In this monthly installment, we welcome this month's newest artists to UGallery. These artists work in a range of styles and mediums and join us from around the globe. We are excited to introduced the following artists:
INTRODUCING: PAMELA BEER
Pamela’s lively body of abstract paintings tangibly exudes a cheeky happiness. Forms and colors dance across her wood panels. Repeated shapes create a mysterious yet delightful visual language. Texture is important to the artist as well. “The scratches and scrapes along the journey of making a piece of my artwork reveal so much depth and beauty,” says Pamela. When an artwork is finished, Pamela seals the image with gel and a wax coating, emulating the texture of encaustic artwork. She works out of her home studio accompanied by her two Havanese dogs.

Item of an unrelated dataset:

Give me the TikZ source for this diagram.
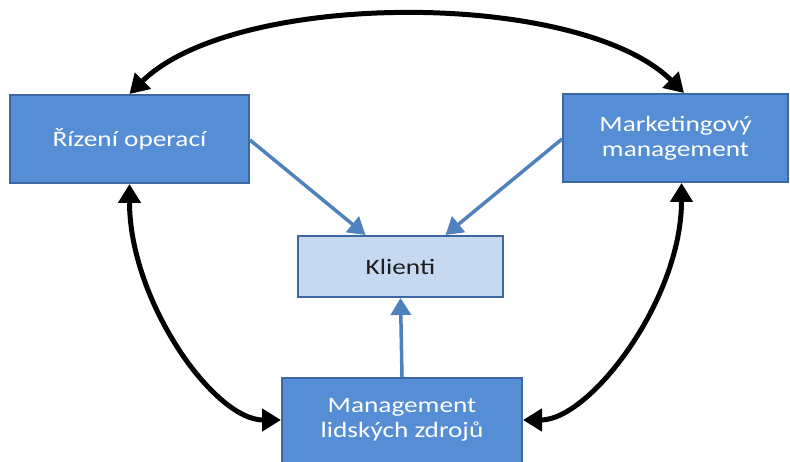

INTRODUCING: SUZANNA ORLOVA
Suzanna Orlova exclusively uses shades of red and black in her watercolors. This is largely because she was born color blind. Her vision deficiency did not stop her from being interested in painting at a young age, and honing her skills as a self-taught artist. Suzanna’s work is haunting, eerie, and emotional. The painterly realism she employs in capturing her subjects is technically remarkable for the water-based media she uses. Bordering on surrealism, each painting leaves the viewer feeling deeply moved. Suzanna lives and works on Vancouver Island, Canada.
INTRODUCING: DAVID SHEPHERD
Canadian artist David Shepherd fuses techniques from both old and modern masters to create contemporary interpretations of the human form. While offering strong nods to pop art and cubism, the work remains grounded by David’s training in 19th Century academic realism. Combining discrete techniques within a single tableau is initially jarring to the viewer, creating an unexpected visual complexity in the work and demonstrating the artist’s breadth of skills. “I think in the future we will be much more interested in works of art that show a mastery of multiple styles,” says David. Each artwork effectually suggests the surreal nature of human existence within a convoluted modern society.
INTRODUCING: JOSEPH STABILITO
Joseph begins each of his abstract artworks by thinking deeply. He sifts through the imagery in his mind seeking a composition. Sometimes Joseph arrives at a clear visual goal, while often he embarks on a journey of creative discovery through trial and error. “It takes a certain amount of courage, and also commitment, to push through to a final resolution,” the artist says of his process. “There are many moments in-between that require faith and patience.” Bold and colorful from a distance, Joseph’s work also reveals intricate details when examined up close. Shapes and structures are executed with fine precision amid swirling globs of paint. As a result, the work offers the viewer a multifaceted experience exploring color and form.
INTRODUCING: BRIAN ZHENG
As a student, Brian Zheng studied industrial design and found that many of his renderings had a painterly quality. It encouraged him to pursue drawing and painting. He began working with live models and exploring the human figure. Brian is inspired by 20th Century Expressionism; his brushwork is bold and thick, and he gravitates toward strong colors. “I don’t like to paint on white canvas,” says Brian. Instead, he primes his canvases with red, green or black so that each artwork has a daring start. When he’s not painting, Brian runs a business designing children’s toys. He currently holds over 200 U.S. patents on his products.